Essa instrumentalização não é ingênua: ela serve a interesses claros. No Brasil, atores políticos de oposição usam o evento como palanque para atacar a gestão federal. Paralelamente, setores econômicos ligados a um modelo de desenvolvimento predatório, como certos setores do agronegócio, mineradoras e indústria fóssil, promovem a falsa dicotomia entre preservação e prosperidade (geralmente limitada a um raso conceito de desenvolvimento), pois veem a agenda de regulação ambiental como uma ameaça aos seus lucros.
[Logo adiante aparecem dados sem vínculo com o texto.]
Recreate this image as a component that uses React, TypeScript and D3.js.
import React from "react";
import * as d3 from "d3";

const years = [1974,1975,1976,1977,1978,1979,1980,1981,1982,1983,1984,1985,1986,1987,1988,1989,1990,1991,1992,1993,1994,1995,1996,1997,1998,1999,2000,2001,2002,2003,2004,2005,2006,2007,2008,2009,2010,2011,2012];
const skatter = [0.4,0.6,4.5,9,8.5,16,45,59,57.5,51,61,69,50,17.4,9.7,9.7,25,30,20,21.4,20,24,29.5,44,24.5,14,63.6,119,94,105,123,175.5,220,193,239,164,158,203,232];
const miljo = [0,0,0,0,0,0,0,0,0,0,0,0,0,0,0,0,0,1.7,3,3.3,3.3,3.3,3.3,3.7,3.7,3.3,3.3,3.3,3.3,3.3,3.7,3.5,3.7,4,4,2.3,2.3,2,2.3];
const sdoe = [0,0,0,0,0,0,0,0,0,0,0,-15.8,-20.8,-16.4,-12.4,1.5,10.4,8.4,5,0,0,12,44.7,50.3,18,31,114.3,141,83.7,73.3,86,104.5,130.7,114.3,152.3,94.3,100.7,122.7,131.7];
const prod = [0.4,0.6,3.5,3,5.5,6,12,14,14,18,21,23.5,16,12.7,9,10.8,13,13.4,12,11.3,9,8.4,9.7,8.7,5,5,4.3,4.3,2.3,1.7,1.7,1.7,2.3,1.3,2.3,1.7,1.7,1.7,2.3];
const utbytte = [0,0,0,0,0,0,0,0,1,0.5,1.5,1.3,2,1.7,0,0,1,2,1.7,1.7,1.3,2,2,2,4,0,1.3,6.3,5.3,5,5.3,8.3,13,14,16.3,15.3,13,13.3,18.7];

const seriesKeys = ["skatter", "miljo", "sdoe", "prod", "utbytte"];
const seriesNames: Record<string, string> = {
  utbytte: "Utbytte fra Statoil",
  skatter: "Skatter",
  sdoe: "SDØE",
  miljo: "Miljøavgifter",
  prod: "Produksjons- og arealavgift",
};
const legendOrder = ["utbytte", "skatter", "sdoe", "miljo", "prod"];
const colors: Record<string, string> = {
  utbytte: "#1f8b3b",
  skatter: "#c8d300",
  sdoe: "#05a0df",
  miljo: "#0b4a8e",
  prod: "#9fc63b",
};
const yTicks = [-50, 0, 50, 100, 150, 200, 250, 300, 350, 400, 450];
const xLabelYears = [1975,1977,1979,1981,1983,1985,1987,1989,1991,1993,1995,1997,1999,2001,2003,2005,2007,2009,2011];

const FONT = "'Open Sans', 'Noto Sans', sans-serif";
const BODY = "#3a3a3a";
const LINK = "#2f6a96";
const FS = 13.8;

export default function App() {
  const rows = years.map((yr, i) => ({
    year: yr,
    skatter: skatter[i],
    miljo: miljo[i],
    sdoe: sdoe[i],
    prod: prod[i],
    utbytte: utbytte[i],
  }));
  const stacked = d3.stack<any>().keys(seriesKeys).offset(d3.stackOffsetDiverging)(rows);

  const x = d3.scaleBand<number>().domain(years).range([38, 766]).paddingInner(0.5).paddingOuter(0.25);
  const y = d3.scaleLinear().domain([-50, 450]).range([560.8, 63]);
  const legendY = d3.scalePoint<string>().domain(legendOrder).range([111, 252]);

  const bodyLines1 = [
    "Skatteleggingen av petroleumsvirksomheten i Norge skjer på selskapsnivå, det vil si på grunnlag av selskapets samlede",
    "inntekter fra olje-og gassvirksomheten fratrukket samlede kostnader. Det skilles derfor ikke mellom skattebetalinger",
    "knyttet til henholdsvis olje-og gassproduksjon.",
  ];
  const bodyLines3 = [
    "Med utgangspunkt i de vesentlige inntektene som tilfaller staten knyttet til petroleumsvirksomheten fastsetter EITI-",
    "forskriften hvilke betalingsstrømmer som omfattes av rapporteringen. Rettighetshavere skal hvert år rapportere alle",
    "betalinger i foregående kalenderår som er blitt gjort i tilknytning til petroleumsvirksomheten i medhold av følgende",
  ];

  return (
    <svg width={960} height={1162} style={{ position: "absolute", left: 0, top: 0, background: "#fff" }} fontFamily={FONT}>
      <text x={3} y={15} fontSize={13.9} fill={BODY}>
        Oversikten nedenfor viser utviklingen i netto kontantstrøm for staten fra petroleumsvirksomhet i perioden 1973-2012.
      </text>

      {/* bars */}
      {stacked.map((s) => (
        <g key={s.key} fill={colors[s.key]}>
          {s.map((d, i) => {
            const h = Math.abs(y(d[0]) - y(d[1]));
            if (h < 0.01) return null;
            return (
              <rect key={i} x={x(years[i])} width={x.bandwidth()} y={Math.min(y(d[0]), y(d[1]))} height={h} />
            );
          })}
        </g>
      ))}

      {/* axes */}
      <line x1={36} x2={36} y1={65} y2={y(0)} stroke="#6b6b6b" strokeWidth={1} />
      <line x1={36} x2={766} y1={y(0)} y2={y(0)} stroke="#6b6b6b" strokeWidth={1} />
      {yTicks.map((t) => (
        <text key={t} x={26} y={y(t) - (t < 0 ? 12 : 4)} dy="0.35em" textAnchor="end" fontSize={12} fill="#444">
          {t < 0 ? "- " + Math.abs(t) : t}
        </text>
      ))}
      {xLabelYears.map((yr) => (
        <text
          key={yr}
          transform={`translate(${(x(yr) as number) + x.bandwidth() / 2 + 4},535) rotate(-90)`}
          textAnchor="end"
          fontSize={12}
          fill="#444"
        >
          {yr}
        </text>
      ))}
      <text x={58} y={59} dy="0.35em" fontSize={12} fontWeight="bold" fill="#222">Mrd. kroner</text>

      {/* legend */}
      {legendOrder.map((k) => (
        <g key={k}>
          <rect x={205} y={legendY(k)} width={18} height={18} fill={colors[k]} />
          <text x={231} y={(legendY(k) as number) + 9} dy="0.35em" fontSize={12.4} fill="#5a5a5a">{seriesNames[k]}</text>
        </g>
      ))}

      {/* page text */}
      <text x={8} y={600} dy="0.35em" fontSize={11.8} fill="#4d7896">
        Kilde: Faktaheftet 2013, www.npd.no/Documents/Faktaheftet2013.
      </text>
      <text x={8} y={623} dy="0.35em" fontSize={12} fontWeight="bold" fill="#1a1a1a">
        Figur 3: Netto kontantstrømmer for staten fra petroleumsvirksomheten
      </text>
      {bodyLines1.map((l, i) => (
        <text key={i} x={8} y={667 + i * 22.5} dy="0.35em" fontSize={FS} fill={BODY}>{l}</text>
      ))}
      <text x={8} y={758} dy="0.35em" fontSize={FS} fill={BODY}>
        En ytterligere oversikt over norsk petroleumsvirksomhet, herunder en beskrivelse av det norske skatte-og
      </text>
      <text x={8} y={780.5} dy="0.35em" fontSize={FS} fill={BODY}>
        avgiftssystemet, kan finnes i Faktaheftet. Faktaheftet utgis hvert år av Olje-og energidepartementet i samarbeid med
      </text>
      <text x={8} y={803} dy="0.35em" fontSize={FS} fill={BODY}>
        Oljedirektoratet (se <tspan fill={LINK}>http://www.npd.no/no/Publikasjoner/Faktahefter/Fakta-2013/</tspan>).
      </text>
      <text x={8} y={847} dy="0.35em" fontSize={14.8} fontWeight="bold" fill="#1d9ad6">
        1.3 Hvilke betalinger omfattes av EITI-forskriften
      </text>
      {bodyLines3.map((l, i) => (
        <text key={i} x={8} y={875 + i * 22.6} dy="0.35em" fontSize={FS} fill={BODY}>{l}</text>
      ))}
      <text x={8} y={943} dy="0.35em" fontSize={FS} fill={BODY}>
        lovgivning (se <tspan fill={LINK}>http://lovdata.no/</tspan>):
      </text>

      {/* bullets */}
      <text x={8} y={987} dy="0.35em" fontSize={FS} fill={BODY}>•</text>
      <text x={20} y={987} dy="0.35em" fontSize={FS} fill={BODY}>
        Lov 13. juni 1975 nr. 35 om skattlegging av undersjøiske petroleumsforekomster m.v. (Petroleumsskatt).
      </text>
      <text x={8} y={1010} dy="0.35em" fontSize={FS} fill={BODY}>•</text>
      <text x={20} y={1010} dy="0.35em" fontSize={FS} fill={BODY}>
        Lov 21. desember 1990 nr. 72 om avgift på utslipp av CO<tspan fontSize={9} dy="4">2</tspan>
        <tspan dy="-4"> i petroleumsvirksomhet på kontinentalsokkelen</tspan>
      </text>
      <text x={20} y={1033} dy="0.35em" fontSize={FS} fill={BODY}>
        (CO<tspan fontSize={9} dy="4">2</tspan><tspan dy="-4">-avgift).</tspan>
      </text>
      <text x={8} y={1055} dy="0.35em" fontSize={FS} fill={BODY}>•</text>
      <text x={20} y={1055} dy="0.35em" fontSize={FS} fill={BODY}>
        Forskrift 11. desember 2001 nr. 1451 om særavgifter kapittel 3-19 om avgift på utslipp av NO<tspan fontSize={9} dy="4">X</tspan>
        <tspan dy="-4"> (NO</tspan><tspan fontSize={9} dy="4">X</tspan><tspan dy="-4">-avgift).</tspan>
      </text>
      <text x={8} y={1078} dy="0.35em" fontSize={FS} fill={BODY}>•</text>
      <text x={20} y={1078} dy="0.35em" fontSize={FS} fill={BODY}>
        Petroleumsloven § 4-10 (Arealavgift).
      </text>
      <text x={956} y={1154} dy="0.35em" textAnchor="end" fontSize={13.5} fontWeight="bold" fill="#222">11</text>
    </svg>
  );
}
O reconhecimento desta ameaça – a vulnerabilidade do debate público, potencializada pela desinformação – é tão claro que, pela primeira vez, a integridade da informação foi incluída na agenda oficial da COP30. Este risco é particularmente importante no Brasil, um país continental com realidades sociais, econômicas, culturais, ambientais e comunicacionais muito distintas, o que torna nosso ecossistema de informação complexo e fragmentado. Enfrentar a desinformação no debate público não é mais um tema acessório: é uma condição central para o sucesso das negociações climáticas e para o pleno exercício do direito à comunicação por todos os cidadãos.
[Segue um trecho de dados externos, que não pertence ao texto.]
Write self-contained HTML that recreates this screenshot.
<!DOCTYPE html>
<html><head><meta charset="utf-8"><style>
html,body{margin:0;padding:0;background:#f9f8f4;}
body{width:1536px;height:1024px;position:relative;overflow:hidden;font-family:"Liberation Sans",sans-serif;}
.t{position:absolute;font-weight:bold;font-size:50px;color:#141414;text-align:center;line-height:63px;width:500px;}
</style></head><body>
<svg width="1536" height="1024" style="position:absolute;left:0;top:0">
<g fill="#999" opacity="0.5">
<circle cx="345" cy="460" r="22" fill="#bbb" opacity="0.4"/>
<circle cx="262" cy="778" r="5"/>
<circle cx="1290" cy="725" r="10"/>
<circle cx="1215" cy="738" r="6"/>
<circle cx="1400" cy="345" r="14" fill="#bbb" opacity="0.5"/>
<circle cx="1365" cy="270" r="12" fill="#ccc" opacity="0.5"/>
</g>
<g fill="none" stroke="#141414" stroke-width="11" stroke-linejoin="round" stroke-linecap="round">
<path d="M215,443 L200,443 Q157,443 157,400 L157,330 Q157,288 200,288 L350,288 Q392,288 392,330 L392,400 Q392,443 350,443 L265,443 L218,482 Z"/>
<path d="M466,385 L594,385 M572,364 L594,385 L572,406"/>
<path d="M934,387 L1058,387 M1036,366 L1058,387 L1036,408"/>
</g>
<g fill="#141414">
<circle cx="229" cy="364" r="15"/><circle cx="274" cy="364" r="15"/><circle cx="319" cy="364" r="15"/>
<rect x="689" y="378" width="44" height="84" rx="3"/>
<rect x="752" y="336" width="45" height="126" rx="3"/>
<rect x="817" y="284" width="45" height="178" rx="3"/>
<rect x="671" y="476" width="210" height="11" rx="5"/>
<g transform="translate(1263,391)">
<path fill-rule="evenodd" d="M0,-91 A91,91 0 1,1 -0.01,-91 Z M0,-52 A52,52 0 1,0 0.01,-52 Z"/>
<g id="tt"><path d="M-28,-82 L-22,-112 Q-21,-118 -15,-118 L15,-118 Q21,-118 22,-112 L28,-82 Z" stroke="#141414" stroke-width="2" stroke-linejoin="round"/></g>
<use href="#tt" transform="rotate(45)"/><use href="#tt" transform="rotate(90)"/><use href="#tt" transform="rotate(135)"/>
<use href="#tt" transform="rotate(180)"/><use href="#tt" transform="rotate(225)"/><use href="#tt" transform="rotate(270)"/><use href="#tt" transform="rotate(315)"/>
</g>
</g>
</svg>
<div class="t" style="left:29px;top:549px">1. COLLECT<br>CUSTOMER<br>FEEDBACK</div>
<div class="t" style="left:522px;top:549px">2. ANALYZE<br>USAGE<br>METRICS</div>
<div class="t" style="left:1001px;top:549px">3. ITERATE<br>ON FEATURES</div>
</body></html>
Foi neste cenário que nasceu a Rede de Parceiros pela Integridade da Informação sobre Mudança do Clima. Articulada como representação da sociedade civil e da academia no Capítulo Brasileiro da Iniciativa Global, lançada pelo governo federal, ONU e UNESCO, a RPIIC é hoje uma coalizão autônoma que reúne mais de 130 organizações, incluindo academia e organizações da sociedade civil com representações das cinco regiões brasileiras.
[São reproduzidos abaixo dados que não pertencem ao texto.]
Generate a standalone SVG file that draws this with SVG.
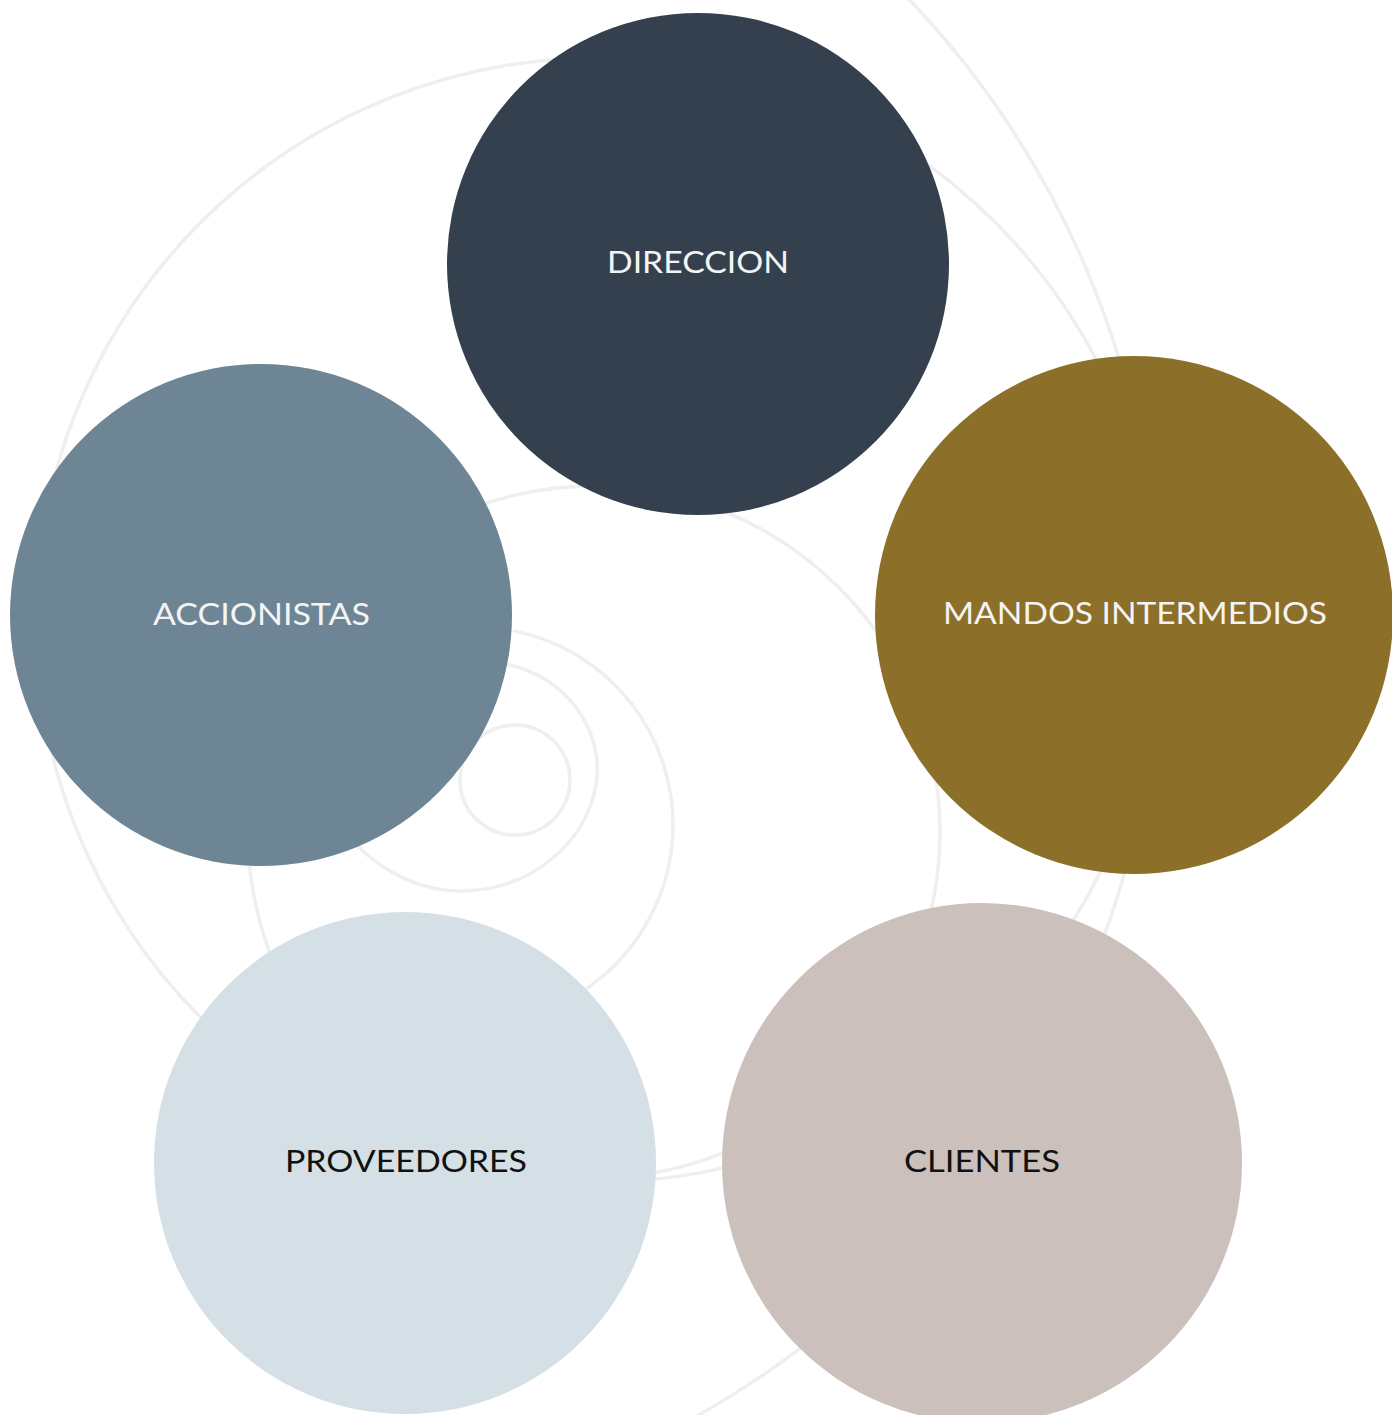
<svg xmlns="http://www.w3.org/2000/svg" width="1392" height="1415" viewBox="0 0 1392 1415">
  <style>
    .deco { fill: none; stroke: #efefef; stroke-width: 3.5; }
    .lbl { font-family: Lato, "Open Sans", "Liberation Sans", sans-serif; font-size: 30px; font-weight: 400; text-anchor: middle; }
    .light { fill: #f4f4f4; }
    .dark { fill: #111111; }
  </style>
  <rect x="0" y="0" width="1392" height="1415" fill="#ffffff"/>
  <g id="background">
    <circle class="deco" cx="251" cy="625" r="908"/>
    <circle class="deco" cx="598" cy="620" r="562"/>
    <circle class="deco" cx="594" cy="832" r="346"/>
    <path class="deco" d="M 512.8 630.6 A 198 198 0 0 1 492.3 1022.2"/>
    <path class="deco" d="M 355 843 C 385 875, 425 892, 465 891 C 530 889, 585 845, 596 785 C 605 730, 565 675, 505 664"/>
    <circle class="deco" cx="515" cy="780" r="55"/>
  </g>
  <g id="connectors"></g>
  <g id="node-direccion">
    <circle cx="698" cy="264" r="251" fill="#35404e"/>
    <text class="lbl light" x="698" y="273" textLength="182" lengthAdjust="spacingAndGlyphs">DIRECCION</text>
  </g>
  <g id="node-accionistas">
    <circle cx="261" cy="615" r="251" fill="#6d8594"/>
    <text class="lbl light" x="261.5" y="625" textLength="217" lengthAdjust="spacingAndGlyphs">ACCIONISTAS</text>
  </g>
  <g id="node-mandos">
    <circle cx="1134" cy="615" r="259" fill="#8c6f28"/>
    <text class="lbl light" x="1135" y="624" textLength="384" lengthAdjust="spacingAndGlyphs">MANDOS INTERMEDIOS</text>
  </g>
  <g id="node-proveedores">
    <circle cx="405" cy="1163" r="251" fill="#d5e0e6"/>
    <text class="lbl dark" x="406" y="1172" textLength="242" lengthAdjust="spacingAndGlyphs">PROVEEDORES</text>
  </g>
  <g id="node-clientes">
    <circle cx="982" cy="1163" r="260" fill="#cbc0bb"/>
    <text class="lbl dark" x="982" y="1172" textLength="156" lengthAdjust="spacingAndGlyphs">CLIENTES</text>
  </g>
</svg>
Nossa atuação se estrutura em seis eixos de trabalho integrados para avançar na agenda: Pesquisa e Acompanhamento do Debate Público Digital; Comunicação Estratégica; Sustentabilidade do Jornalismo e Proteção de Comunicadores e Ambientalistas; Responsabilização e Proteção de Direitos; Incentivos à Integridade da Informação; e Educação Midiática, Ambiental e sobre a Mudança do Clima.
Para a COP30, estamos preparando entregas concretas, como o Guia para Atuação Jurídica pela Integridade da Informação Climática; a Carta de Compromisso para Anunciantes, Plataformas e Empresas; o Panorama do Debate Digital sobre Clima no Brasil; Recomendações para promover a integridade da informação sobre a mudança do clima por meio da sustentabilidade do jornalismo e da proteção de jornalistas, comunicadores e ambientalistas; e a Nota Técnica de Apoio à Proposta de Decreto sobre Greenwashing.
A localização da COP na Amazônia é a resposta mais concreta à desinformação, pois troca o debate abstrato pela realidade palpável da floresta. O legado deste evento não será medido pela qualidade dos hotéis, mas por nossa capacidade de garantir que a verdade dos povos das florestas, das águas, dos territórios tradicionais soe mais alto que o ruído dos que lucram com a destruição. Apesar de todas as dificuldades, os movimentos sociais e populares se organizaram, como fizeram na Eco-92 e na Rio+20. Mas o encontro de todas essas lideranças na Amazônia, em território tão sagrado, tem um potencial que ainda não somos capazes de mensurar. Incidência e articulação são as tônicas desse enlace. A RPIIC tem o compromisso de fortalecer os anseios da sociedade civil, desejando que encontremos nos próximos dias afeto entre os nossos e ainda mais coragem para enfrentar qualquer ameaça aos avanços necessários para a governança global ou local.